> [TASK BRIEF]: Wherever "chart" appears in a line, list that line.
□ □ □ □
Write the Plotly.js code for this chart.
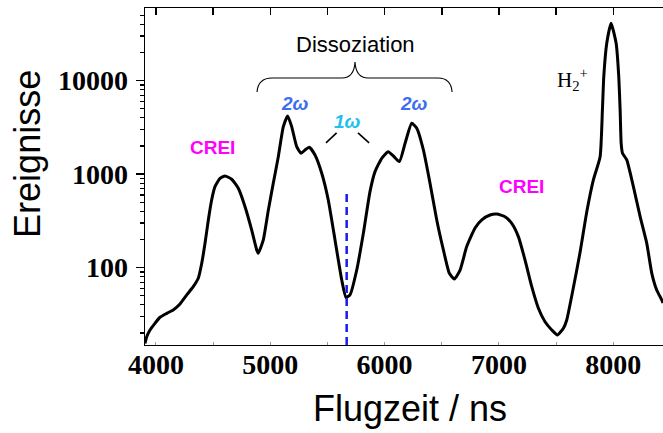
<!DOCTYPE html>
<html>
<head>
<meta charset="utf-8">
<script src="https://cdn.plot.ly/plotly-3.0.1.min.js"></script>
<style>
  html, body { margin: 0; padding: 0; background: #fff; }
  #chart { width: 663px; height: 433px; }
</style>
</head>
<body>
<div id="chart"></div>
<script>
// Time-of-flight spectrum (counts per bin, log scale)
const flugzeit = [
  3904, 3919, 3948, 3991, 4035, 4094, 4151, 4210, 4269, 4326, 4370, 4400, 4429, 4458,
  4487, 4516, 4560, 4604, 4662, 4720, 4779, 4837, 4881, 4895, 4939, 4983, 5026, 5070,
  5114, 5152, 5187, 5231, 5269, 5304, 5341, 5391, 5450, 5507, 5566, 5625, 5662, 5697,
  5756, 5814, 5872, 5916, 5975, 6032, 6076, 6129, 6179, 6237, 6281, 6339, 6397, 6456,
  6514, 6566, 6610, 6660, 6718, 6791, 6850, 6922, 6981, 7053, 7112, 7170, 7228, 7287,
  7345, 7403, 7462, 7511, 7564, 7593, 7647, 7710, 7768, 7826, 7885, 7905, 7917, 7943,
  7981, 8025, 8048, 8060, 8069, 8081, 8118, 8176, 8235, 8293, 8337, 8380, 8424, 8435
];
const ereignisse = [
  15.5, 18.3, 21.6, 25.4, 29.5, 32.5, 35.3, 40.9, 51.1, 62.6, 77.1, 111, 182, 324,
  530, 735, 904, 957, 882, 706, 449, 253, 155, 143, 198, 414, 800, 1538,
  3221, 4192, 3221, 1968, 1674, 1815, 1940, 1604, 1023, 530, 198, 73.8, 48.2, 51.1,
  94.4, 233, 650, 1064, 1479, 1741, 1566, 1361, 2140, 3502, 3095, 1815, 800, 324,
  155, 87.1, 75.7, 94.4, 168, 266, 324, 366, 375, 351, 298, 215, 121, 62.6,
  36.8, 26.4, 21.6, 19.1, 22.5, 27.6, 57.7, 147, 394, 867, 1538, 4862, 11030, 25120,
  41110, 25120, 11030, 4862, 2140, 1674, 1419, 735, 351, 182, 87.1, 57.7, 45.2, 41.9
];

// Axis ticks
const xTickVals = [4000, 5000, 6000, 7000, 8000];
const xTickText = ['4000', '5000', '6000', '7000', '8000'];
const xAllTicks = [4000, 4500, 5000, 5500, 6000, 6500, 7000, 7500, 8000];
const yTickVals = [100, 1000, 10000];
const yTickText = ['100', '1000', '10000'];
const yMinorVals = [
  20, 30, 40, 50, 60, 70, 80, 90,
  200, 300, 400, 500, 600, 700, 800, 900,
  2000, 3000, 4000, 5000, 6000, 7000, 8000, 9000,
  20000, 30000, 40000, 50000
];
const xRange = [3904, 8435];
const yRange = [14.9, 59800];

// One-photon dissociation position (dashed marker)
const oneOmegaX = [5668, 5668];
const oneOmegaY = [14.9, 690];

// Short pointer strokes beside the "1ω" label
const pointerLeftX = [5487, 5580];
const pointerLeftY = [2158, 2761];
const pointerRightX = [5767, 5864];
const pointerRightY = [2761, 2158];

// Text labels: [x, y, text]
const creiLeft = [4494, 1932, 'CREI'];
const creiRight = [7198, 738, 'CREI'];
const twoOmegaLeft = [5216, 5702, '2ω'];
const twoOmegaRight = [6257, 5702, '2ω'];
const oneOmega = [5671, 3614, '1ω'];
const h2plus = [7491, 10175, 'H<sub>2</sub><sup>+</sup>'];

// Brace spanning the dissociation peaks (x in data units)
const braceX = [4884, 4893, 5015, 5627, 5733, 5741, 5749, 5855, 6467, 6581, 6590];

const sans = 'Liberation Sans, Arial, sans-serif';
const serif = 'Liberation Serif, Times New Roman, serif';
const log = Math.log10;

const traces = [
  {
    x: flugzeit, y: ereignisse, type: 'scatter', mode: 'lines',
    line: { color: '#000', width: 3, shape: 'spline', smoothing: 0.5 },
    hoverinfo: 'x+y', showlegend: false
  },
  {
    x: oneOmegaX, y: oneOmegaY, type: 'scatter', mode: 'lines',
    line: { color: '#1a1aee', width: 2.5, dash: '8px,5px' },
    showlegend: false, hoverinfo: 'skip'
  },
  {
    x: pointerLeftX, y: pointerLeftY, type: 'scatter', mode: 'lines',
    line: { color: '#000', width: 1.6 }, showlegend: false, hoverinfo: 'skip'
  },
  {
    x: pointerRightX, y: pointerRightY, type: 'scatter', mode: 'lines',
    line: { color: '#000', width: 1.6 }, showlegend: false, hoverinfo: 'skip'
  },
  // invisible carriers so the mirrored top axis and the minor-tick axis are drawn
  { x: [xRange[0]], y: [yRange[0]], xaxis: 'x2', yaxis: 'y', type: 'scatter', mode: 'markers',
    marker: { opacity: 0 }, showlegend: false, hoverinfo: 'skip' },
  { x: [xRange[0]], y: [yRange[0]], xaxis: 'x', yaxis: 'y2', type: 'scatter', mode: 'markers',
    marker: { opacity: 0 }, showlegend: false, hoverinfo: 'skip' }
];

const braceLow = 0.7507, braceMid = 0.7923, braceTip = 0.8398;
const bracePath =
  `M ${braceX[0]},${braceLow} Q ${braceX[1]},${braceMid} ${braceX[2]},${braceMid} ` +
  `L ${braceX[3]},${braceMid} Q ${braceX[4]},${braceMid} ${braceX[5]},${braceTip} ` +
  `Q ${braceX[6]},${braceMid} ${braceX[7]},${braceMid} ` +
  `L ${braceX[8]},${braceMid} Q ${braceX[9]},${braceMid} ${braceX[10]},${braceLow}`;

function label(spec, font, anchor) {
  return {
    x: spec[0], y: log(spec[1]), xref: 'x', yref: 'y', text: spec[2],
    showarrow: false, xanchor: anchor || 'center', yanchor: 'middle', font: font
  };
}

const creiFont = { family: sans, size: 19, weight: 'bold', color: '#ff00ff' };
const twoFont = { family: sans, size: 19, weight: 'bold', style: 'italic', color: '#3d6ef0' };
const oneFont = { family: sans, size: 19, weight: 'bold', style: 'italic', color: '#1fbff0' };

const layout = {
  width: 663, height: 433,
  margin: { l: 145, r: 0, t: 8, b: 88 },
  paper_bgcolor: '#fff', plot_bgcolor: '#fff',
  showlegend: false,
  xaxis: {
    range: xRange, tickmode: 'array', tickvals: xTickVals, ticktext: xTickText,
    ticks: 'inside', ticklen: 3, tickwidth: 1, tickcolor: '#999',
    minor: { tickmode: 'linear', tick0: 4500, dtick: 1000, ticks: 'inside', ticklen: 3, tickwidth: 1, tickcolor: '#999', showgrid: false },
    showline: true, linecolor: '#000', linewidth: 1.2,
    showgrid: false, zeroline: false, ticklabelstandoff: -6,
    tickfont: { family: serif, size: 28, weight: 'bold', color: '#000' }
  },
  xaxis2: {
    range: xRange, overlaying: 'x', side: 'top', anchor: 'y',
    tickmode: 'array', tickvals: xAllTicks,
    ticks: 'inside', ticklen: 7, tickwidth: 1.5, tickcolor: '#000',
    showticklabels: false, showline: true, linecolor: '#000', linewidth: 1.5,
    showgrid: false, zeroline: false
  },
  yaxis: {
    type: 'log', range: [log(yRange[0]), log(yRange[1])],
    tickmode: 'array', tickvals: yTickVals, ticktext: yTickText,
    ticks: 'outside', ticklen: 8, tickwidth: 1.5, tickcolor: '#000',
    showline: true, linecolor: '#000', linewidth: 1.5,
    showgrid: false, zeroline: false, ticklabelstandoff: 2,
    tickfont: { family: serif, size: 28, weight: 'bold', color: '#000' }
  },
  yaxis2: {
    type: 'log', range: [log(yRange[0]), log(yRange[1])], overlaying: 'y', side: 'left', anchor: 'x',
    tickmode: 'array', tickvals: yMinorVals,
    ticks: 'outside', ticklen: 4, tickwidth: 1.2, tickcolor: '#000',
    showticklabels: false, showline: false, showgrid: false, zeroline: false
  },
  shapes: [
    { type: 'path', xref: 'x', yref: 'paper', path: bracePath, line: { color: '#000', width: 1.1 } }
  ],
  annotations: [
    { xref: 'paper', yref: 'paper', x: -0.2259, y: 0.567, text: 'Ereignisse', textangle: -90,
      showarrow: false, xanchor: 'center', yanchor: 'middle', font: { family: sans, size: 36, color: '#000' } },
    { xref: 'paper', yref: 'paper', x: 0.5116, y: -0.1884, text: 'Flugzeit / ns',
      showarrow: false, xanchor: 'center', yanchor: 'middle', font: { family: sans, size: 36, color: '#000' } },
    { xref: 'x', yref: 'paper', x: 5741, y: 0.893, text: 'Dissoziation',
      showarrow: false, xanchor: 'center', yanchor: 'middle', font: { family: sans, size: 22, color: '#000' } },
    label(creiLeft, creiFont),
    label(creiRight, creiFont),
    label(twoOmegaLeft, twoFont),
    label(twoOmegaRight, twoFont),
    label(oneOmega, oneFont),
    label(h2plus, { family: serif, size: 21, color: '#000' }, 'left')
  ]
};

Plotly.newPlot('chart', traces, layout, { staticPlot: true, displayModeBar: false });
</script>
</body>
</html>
□ □ □ □
> [COMPLETED EXERCISE]:
Write the Plotly.js code for this chart.
  #chart { width: 663px; height: 433px; }
<div id="chart"></div>
Plotly.newPlot('chart', traces, layout, { staticPlot: true, displayModeBar: false });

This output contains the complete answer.